Classroom Dynamics

Professor of Sociology Grace Kao studies the immigrant experience and its effect on educational outcomes.
May 1, 2013

Study hard and you’ll succeed—seems simple enough. When viewed through the eyes of a sociologist, however, it’s a gross simplification. “As a country of immigrants, each child in the American school system faces a unique set of challenges, defined by their parents, their acclimation, and their resources, all of which help to define their educational outcome,” says Professor of Sociology, Education, and Asian American Studies Grace Kao. As a quantitative sociologist studying the immigrant experience and its effect on education, Kao relies on hard numbers to evaluate patterns that play out in the classroom. And now she has literally written the book on it.

“I was approached by a publisher to write a textbook of sorts on my research. As someone who mainly works with large subsets of data, it was rewarding to have the opportunity to transfer that knowledge into a teachable text,” says Kao, who co-authored Education and Immigration with Elizabeth Vaquera, Assistant Professor of Sociology at the University of South Florida, and Kimberly Goyette, Associate Professor of Sociology at Temple University. “We reinforced the research with cultural examples. Vito Corleone, ‘The Godfather’ himself, came off the ship penniless and uneducated—it’s a story kids can relate to.”

Kao draws from a career of trailblazing research that began with a paper she wrote while she was a postgrad. “Optimism and Achievement” has since become the most widely cited article in the history of Social Science Quarterly. The article, which helped define Kao’s subsequent work, compared first, second, and third generation individuals within racial groups and across racial groups to determine their socioeconomic mobility over time.
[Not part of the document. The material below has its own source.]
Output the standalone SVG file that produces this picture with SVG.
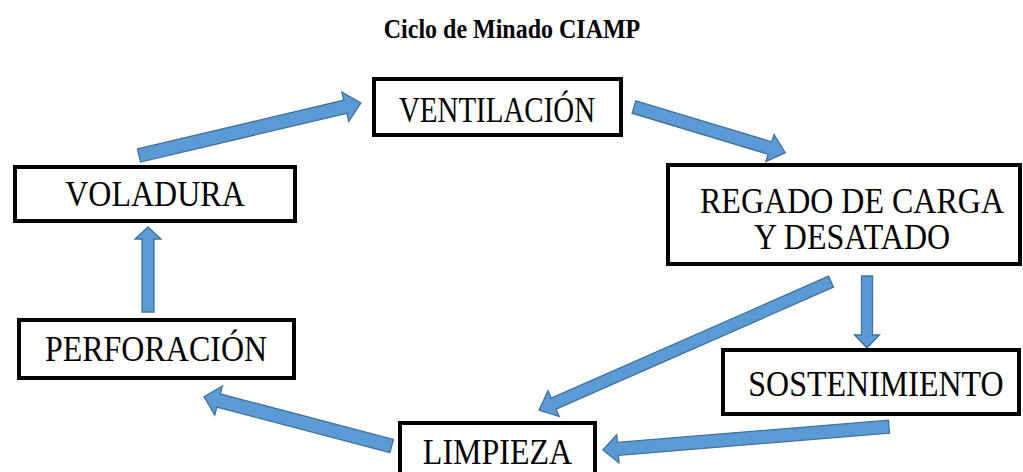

“What I found early on was that the first generation kids and, especially, second generation kids do exceptionally well,” says Kao. “I refer to this as ‘immigrant optimism’—the idea that when you first come to the United States, you are wide-eyed and eager to succeed, which translates to a positive outcome. But this changes over time.” Kao used this foundation in generational study to transition to the comprehensive study of students and their personal history’s impact on their education and socialization. Harnessing a dataset that involved a survey of 90,000 students, she analyzed patterns of success, as well as interracial and interethnic relationships between youths.
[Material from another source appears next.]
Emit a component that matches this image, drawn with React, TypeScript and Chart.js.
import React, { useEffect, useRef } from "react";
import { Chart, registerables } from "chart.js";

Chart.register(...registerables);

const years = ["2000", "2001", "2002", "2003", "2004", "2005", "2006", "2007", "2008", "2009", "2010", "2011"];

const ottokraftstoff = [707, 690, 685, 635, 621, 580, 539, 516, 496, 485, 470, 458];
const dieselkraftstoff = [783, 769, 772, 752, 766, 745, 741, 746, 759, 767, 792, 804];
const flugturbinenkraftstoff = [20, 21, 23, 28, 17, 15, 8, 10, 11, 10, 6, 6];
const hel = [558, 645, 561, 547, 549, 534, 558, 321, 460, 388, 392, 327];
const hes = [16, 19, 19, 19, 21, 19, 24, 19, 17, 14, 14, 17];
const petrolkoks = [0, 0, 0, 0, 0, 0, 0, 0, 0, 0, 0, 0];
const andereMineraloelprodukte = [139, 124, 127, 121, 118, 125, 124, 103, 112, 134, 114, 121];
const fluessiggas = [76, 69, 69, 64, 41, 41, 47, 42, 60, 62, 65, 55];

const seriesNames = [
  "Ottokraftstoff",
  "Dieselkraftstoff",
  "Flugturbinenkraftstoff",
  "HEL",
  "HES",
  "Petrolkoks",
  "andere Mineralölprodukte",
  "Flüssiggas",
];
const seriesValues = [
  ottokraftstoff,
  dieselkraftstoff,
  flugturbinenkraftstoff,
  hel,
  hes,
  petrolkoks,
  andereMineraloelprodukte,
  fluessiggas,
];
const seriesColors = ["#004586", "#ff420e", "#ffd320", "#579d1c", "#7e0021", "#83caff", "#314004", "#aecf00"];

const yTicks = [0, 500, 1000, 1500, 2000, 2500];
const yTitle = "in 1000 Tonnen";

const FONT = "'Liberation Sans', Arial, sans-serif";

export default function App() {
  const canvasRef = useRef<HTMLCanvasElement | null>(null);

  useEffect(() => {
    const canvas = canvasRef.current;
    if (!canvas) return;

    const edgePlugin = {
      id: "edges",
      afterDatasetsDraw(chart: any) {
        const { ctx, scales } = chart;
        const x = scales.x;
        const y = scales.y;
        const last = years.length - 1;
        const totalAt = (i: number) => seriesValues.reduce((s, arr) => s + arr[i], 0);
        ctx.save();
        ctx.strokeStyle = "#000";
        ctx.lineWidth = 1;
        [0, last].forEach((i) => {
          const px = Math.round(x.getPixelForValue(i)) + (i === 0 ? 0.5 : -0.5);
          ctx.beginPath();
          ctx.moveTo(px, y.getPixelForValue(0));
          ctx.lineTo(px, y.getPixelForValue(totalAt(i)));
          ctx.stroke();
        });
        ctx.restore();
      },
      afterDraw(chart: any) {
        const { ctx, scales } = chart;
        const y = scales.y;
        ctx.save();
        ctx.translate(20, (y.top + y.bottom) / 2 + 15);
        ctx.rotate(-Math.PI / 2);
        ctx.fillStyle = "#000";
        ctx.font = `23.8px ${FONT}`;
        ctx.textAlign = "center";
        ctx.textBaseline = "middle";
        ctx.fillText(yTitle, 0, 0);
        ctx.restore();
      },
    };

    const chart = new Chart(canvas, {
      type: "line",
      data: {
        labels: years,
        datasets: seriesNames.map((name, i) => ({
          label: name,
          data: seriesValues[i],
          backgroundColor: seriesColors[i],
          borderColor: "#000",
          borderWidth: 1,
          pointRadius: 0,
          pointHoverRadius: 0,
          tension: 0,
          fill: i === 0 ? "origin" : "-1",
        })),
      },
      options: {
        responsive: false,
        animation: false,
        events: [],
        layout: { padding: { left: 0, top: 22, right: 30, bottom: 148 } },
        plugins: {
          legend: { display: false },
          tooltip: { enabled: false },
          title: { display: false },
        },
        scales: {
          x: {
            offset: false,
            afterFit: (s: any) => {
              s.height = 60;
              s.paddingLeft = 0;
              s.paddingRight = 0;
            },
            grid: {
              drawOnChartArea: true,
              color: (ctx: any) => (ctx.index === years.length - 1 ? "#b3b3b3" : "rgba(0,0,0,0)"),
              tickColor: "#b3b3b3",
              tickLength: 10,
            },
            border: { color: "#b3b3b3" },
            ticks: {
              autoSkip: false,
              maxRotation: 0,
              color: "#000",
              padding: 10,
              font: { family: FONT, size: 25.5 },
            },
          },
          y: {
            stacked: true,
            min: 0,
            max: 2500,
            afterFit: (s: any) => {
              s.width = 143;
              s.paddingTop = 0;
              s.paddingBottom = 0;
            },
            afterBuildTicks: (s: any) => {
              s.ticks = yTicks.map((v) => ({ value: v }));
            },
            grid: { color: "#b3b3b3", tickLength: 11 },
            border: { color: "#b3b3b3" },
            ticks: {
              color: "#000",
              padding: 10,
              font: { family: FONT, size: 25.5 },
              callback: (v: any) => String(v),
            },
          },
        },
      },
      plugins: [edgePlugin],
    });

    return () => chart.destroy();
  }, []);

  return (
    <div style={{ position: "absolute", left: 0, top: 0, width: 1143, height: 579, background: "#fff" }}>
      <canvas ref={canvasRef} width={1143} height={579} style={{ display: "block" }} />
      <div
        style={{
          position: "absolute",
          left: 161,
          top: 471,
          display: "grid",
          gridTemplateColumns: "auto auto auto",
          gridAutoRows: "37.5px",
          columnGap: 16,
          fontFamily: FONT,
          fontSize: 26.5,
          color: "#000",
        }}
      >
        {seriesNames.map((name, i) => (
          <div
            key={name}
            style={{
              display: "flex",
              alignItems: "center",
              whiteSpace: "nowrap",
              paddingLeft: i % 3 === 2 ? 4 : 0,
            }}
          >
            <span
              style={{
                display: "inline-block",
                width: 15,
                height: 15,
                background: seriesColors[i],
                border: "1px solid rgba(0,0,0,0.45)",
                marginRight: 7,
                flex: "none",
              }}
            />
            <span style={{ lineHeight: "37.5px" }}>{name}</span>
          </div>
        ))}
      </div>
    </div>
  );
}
Educational outcomes varied widely among racial groups. White children in immigrant families tended to perform better than whites in non-immigrant families, with the same being true for Asian and African-American students. Non-immigrant Hispanics, however, tended to be more successful in school than immigrant Hispanics, likely impacted by mitigating factors like English proficiency. “There are so many variables that contribute. The ability to study these massive datasets allows us to begin to understand the dynamics,” says Kao.

In order to study interracial friendships, which ultimately affect confidence and learning ability, Kao and her fellow researchers combed through surveys that asked students to identify their five best friends, not by ethnicity, but merely by name. “In the popular press I think there’s a lot of discussion that children at schools tend to segregate themselves based on racial groups,” says Kao. “And to some extent that’s true. But really the biggest effect was going to diverse schools. It had a huge effect in terms of the likelihood of you having different-race friends, and dating different-race people.”
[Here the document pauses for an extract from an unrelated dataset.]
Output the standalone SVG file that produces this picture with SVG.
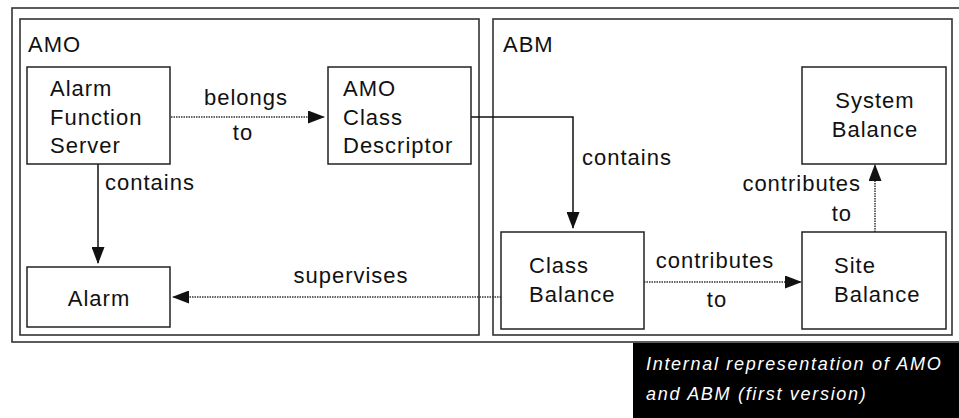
<svg xmlns="http://www.w3.org/2000/svg" width="959" height="418" viewBox="0 0 959 418">
<defs>
<style>
.frame{fill:none;stroke:#333;stroke-width:1.6}
.box{fill:#fff;stroke:#222;stroke-width:1.5}
.t{font-family:"Liberation Sans",Arial,sans-serif;font-size:22px;letter-spacing:1px;fill:#111}
.solid{fill:none;stroke:#111;stroke-width:1.5}
.dot{fill:none;stroke:#333;stroke-width:1.5;stroke-dasharray:1.5 1}
.cap{font-family:"Liberation Sans",Arial,sans-serif;font-size:18px;font-style:italic;fill:#fff;letter-spacing:1.7px}
</style>
<marker id="ah" markerUnits="userSpaceOnUse" markerWidth="17" markerHeight="13" refX="16" refY="6.5" orient="auto">
<path d="M0,0 L17,6.5 L0,13 z" fill="#111"/>
</marker>
</defs>
<rect width="959" height="418" fill="#fff"/>
<rect x="12" y="8" width="960" height="334" class="frame"/>
<g id="AMO">
<rect x="20" y="19" width="459" height="316" class="frame"/>
<text x="28" y="52" class="t">AMO</text>
</g>
<g id="ABM">
<rect x="493" y="19" width="459" height="316" class="frame"/>
<text x="503" y="52" class="t">ABM</text>
</g>
<g id="connectors">
<line x1="171" y1="117" x2="324" y2="117" class="dot" marker-end="url(#ah)"/>
<text x="246" y="105" class="t" text-anchor="middle">belongs</text>
<text x="243" y="140" class="t" text-anchor="middle">to</text>
<line x1="98" y1="164" x2="98" y2="263" class="solid" marker-end="url(#ah)"/>
<text x="105" y="190" class="t">contains</text>
<polyline points="471,117 573,117 573,228" class="solid" marker-end="url(#ah)"/>
<text x="582" y="165" class="t">contains</text>
<line x1="501" y1="297" x2="173" y2="297" class="dot" marker-end="url(#ah)"/>
<text x="351" y="283" class="t" text-anchor="middle">supervises</text>
<line x1="644" y1="282" x2="801" y2="282" class="dot" marker-end="url(#ah)"/>
<text x="715" y="268" class="t" text-anchor="middle">contributes</text>
<text x="717" y="307" class="t" text-anchor="middle">to</text>
<line x1="875" y1="232" x2="875" y2="165" class="dot" marker-end="url(#ah)"/>
<text x="861" y="191" class="t" text-anchor="end">contributes</text>
<text x="852" y="221" class="t" text-anchor="end">to</text>
</g>
<g id="alarm-function-server">
<rect x="27" y="67" width="143" height="97" class="box"/>
<text x="50" y="96" class="t">Alarm</text>
<text x="50" y="125" class="t">Function</text>
<text x="50" y="153" class="t">Server</text>
</g>
<g id="amo-class-descriptor">
<rect x="328" y="67" width="143" height="97" class="box"/>
<text x="343" y="96" class="t">AMO</text>
<text x="343" y="125" class="t">Class</text>
<text x="343" y="153" class="t">Descriptor</text>
</g>
<g id="alarm">
<rect x="27" y="267" width="143" height="60" class="box"/>
<text x="99" y="306" class="t" text-anchor="middle">Alarm</text>
</g>
<g id="system-balance">
<rect x="802" y="67" width="144" height="97" class="box"/>
<text x="875" y="108" class="t" text-anchor="middle">System</text>
<text x="875" y="137" class="t" text-anchor="middle">Balance</text>
</g>
<g id="class-balance">
<rect x="501" y="232" width="143" height="97" class="box"/>
<text x="529" y="273" class="t">Class</text>
<text x="529" y="302" class="t">Balance</text>
</g>
<g id="site-balance">
<rect x="802" y="232" width="144" height="97" class="box"/>
<text x="834" y="273" class="t">Site</text>
<text x="834" y="302" class="t">Balance</text>
</g>
<g id="caption">
<rect x="633" y="343" width="326" height="75" fill="#000"/>
<text x="646" y="370" class="cap">Internal representation of AMO</text>
<text x="646" y="400" class="cap">and ABM (first version)</text>
</g>
</svg>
One aspect of the surveys they studied was reciprocity. Minority males tended to nominate fewer friends, and were less likely to be listed. And if they nominated friends, they were the least likely to get the nomination back. “Clearly there are challenges, and some of the results are depressing. But the important thing to remember, whether you’re talking about friendships or education, is that people are coming to this country with such different resources, they’re going to have different outcomes—no matter what. That’s not easy to teach to kids. But by better understanding the numbers, it provides a clearer view of how we might help these young students.”